With that single right hand, he resurrected his career, one that he believes still has plenty of mileage in it.

“I've never really abused my body,” he said. “I never train light, so no problem because I'm always training hard in the gym. I'm just a laid back kind of guy. I never really get too excited about too many things, but I'm just laid back. I don't really party a lot. I go to a couple of fights here and there, and most of the time I'm just at home chilling.”

He is 38 though, and a back injury recently pushed this bout from September 8 to October 20, prompting questions about his longevity in the hardest game. But he insists that the injury was just a minor hiccup.

“It just required a lot of rest,” Bailey said of the injury. “I had to sit out and just take the medicine that they had prescribed for me and just relax for a couple of weeks.”

Now he’s back, but looking to send Bailey back home to Miami will be the 25-year old Alexander, who is coming off consecutive wins over Lucas Matthysse and Marcos Maidana, two pretty fair punchers in their own right, but the victories couldn’t have been more different. Against Matthysse at 140 pounds in June of 2011, Alexander was dropped in the fourth round and had some favorable home state judging in eking out the split decision win. But in his welterweight debut against Maidana in February, the talented and lightning-fast St. Louis native was firing on all cylinders en route to a near shutout decision. If that’s the Alexander that Bailey has to look out for this weekend, it might be a long night for the incumbent.

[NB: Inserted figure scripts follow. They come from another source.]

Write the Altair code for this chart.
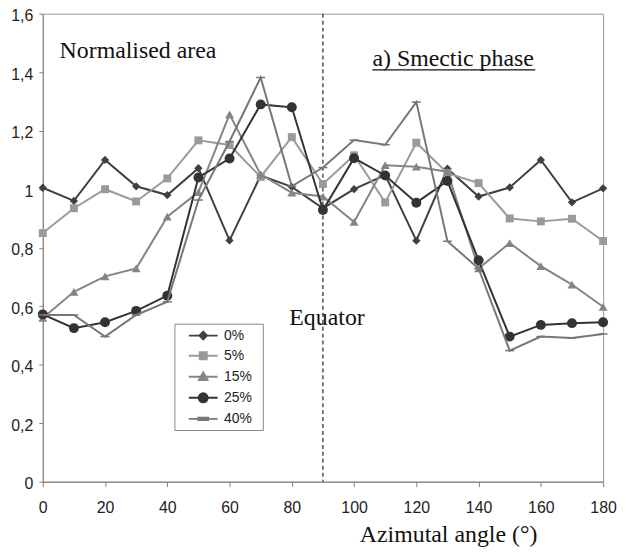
import altair as alt
import pandas as pd

# ---------------- data ----------------
angles = [0, 10, 20, 30, 40, 50, 60, 70, 80, 90, 100, 110, 120, 130, 140, 150, 160, 170, 180]
series_names = ["0%", "5%", "15%", "25%", "40%"]

area_0 = [1.005, 0.96, 1.10, 1.01, 0.98, 1.072, 0.825, 1.047, 1.008, 0.935, 1.0, 1.048, 0.824, 1.07, 0.975, 1.006, 1.10, 0.955, 1.003]
area_5 = [0.85, 0.935, 1.0, 0.958, 1.037, 1.167, 1.151, 1.042, 1.178, 1.018, 1.116, 0.955, 1.159, 1.055, 1.021, 0.90, 0.89, 0.899, 0.823]
area_15 = [0.56, 0.649, 0.702, 0.729, 0.906, 0.99, 1.256, 1.05, 0.988, 0.975, 0.888, 1.082, 1.077, 1.06, 0.729, 0.816, 0.737, 0.674, 0.598]
area_25 = [0.572, 0.525, 0.545, 0.584, 0.636, 1.04, 1.105, 1.29, 1.28, 0.929, 1.106, 1.047, 0.954, 1.028, 0.757, 0.496, 0.536, 0.542, 0.545]
area_40 = [0.57, 0.57, 0.496, 0.57, 0.615, 0.963, 1.163, 1.382, 1.01, 1.074, 1.168, 1.152, 1.298, 0.822, 0.729, 0.448, 0.496, 0.491, 0.505]
all_series = [area_0, area_5, area_15, area_25, area_40]

series_colors = ["#404040", "#9a9a9a", "#858585", "#333333", "#777777"]
marker_shapes = ["diamond", "square", "triangle-up", "circle", "M-1,-0.17L1,-0.17L1,0.17L-1,0.17Z"]
marker_sizes = [70, 64, 81, 100, 81]

# legend symbols: a line with the marker on it (unit = sqrt(size)/2 px);
# the bare move-to only widens the legend box on the right
legend_line = "M7.4,0M-2.07,0L2.07,0"
legend_shapes = [
    legend_line + "M0,-0.55L0.55,0L0,0.55L-0.55,0Z",
    legend_line + "M-0.5,-0.5L0.5,-0.5L0.5,0.5L-0.5,0.5Z",
    legend_line + "M0,-0.6L0.6,0.45L-0.6,0.45Z",
    legend_line + "M-0.64,0A0.64,0.64,0,1,0,0.64,0A0.64,0.64,0,1,0,-0.64,0Z",
    legend_line + "M-0.7,-0.16L0.7,-0.16L0.7,0.16L-0.7,0.16Z",
]

annot_text = ["Normalised area", "a) Smectic phase", "Equator"]
annot_angle = [5.4, 105.9, 79.2]
annot_value = [1.45, 1.422, 0.534]

underline_angle = [105.9]
underline_angle2 = [158.2]
underline_value = [1.408]

equator_angle = [90]

x_ticks = [0, 20, 40, 60, 80, 100, 120, 140, 160, 180]
y_ticks = [0, 0.2, 0.4, 0.6, 0.8, 1.0, 1.2, 1.4, 1.6]

# ---------------- tables ----------------
rows = []
for name, vals in zip(series_names, all_series):
    for a, v in zip(angles, vals):
        rows.append({"angle": a, "value": v, "series": name})
df = pd.DataFrame(rows)

annot_df = pd.DataFrame({"angle": annot_angle, "value": annot_value, "label": annot_text})
under_df = pd.DataFrame({"angle": underline_angle, "angle2": underline_angle2, "value": underline_value})
eq_df = pd.DataFrame({"angle": equator_angle})

# ---------------- scales / axes ----------------
x_scale = alt.Scale(domain=[0, 180], nice=False, zero=False)
y_scale = alt.Scale(domain=[0, 1.6], nice=False)
stroke_scale = alt.Scale(domain=series_names, range=series_colors)
fill_scale = alt.Scale(domain=series_names, range=series_colors)
shape_scale = alt.Scale(domain=series_names, range=legend_shapes)

x_axis = alt.Axis(
    values=x_ticks, grid=False, tickSize=5, labelPadding=13, labelFlush=False,
    labelFont="Liberation Sans", labelFontSize=16, labelColor="#222",
    domainColor="#808080", tickColor="#808080",
    title="Azimutal angle (°)", titleFont="Liberation Serif", titleFontSize=24,
    titleFontWeight="normal", titleColor="#111", titleX=408, titleY=60,
    titleAlign="center", titleBaseline="alphabetic",
)
y_axis = alt.Axis(
    values=y_ticks, grid=False, tickSize=4, labelPadding=6, labelFlush=False,
    labelOffset=2,
    labelExpr="replace(format(datum.value, '.1~f'), '.', ',')",
    labelFont="Liberation Sans", labelFontSize=16, labelColor="#222",
    domainColor="#808080", tickColor="#808080", title=None,
)

X = alt.X("angle:Q", scale=x_scale, axis=x_axis)
Y = alt.Y("value:Q", scale=y_scale, axis=y_axis)

base = alt.Chart(df)

layers = []
for name, col, shp, sz in zip(series_names, series_colors, marker_shapes, marker_sizes):
    sub = base.transform_filter(alt.datum.series == name)
    layers.append(sub.mark_line(strokeWidth=2, color=col).encode(x=X, y=Y))
    layers.append(
        sub.mark_point(shape=shp, size=sz, filled=True, opacity=1, color=col).encode(x=X, y=Y)
    )

leg = alt.Legend(
    title=None, orient="none", legendX=132.5, legendY=312,
    symbolSize=196, symbolStrokeWidth=2, symbolOpacity=1, symbolOffset=17,
    labelFont="Liberation Sans", labelFontSize=14, labelColor="#222",
    labelOffset=13, rowPadding=4.2, padding=4,
    strokeColor="#888", fillColor="white",
)
legend_layer = base.mark_point(
    filled=True, opacity=0, size=196, strokeWidth=2
).encode(
    x=X, y=Y,
    fill=alt.Fill("series:N", scale=fill_scale, legend=leg),
    stroke=alt.Stroke("series:N", scale=stroke_scale, legend=leg),
    shape=alt.Shape("series:N", scale=shape_scale, legend=leg),
)

equator = alt.Chart(eq_df).mark_rule(color="#111", strokeWidth=1.1, strokeDash=[4, 3]).encode(x=X)

texts = alt.Chart(annot_df).mark_text(
    align="left", baseline="alphabetic", font="Liberation Serif", fontSize=24, color="#111"
).encode(x=X, y=Y, text="label:N")

underline = alt.Chart(under_df).mark_rule(color="#111", strokeWidth=1.2).encode(
    x=X, x2="angle2:Q", y=Y
)

chart = alt.layer(equator, legend_layer, *layers, texts, underline).properties(
    width=564, height=471,
    autosize=alt.AutoSizeParams(type="none"),
    padding={"left": 35, "top": 4, "right": 15, "bottom": 65},
).configure_view(stroke="#999", strokeWidth=1)

chart.save("out.html", embed_options={"renderer": "svg", "actions": False})
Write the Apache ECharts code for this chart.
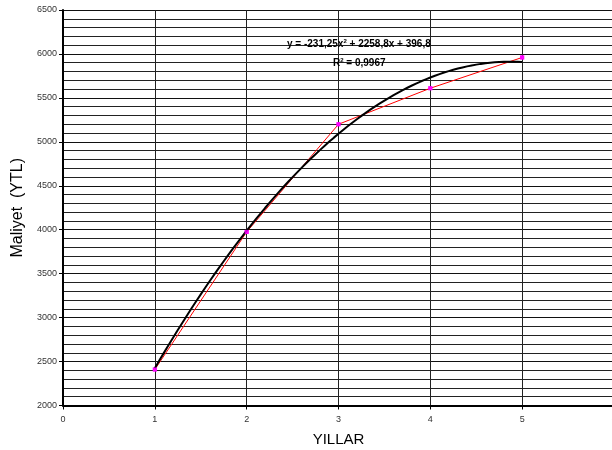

Not that he’s too concerned.

“It doesn't matter how fast Devon is, he gets hit,” said Bailey matter of factly. “He gets hit with right hands constantly. Everybody he's fought has hit him with right hands so if he thinks he's going to come into this fight and I'm not going to hit him, please. If he had them hit him, trust me I'm going to hit him.”

If he lands, well, you know what usually happens next. But catching Alexander may be an issue, especially if Bailey fights like he did against Jones. And if Bailey does get in tight on the challenger, Alexander is likely to hold, regroup, and get back to boxing. As for the possibility of eating that right hand, you know that Alexander’s longtime trainer, the loquacious Kevin Cunningham, has an answer for that.

“Randall's problem is all he has is the right hand,” said Cunningham. “That's going to be a

problem in this fight because he's going to need more than one hand and one arm in this fight, and when he gets in the ring with Devon he's going to find out if he throws the right hand he's going to pay for it every time he throws it. So he isn't going to be trying to get it off like he thinks he is.”

Bailey disagrees, and with the confidence of a champion, he’s ready to defend what’s his.

“What they don't understand is if he comes forward in the whole fight, if he moves I'm going to cut him off and we're going to fight,” he said. “So he can talk about me being ready, he better be ready. I'm ready to go to war. That's what I come for. I'm not coming to the fight for nothing easy.”

It never has been for Bailey…at least until he lands his right hand.